Why the state is less a progressive force these days

From where I stand, I don’t think that the progressive counterpart to the market is the state. I think it should be culture, very broadly defined – culture where it encompasses the knowledge and practices of communities.

Amy Kapczynski in https://www.the-syllabus.com/ts-spotlight/post-neoliberal-moment/conversation/amy-kapczynski

And what’s wrong with the state as a progressive counterpart? Here’s one answer consistent with “communities” as an alternative:

Liberal forms of planning involve both the extension and the conscious self-limitation of the state’s responsibilities.

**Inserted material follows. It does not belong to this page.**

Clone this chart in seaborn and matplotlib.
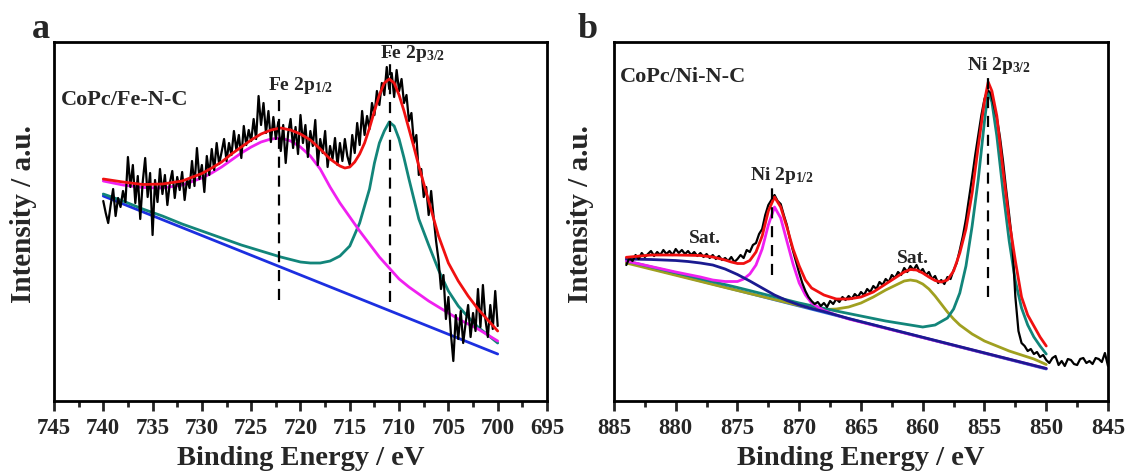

Liberal planning redraws the boundary between the realm of political authority and the realm of free market activity without ever abolishing it. . . .The current tensions in the governance of capitalism may be best captured, not in terms of a struggle between competing hegemonic projects, but as a struggle internal to the state. This struggle consists of the political difficulties in managing the state’s impulse to mitigate the various crises of contemporary capitalism while affirming its liberal form. . .Capitalist states across the world are called to manage the consequences of the global economy’s entrenched tendency towards economic stagnation, financial instability, persistent underemployment and the accelerating climate crisis. . .Yet neither planning nor market-making offer a durable solution. The sources of crisis emanate from the mode of social interaction in civil society, not the administrative measures of the state. As long as commodity exchange constitutes the mode of socialisation in the economic realm, the state can at best palliate the socially destabilising tendencies of capitalist growth, not arrest them, no matter the scale of intervention.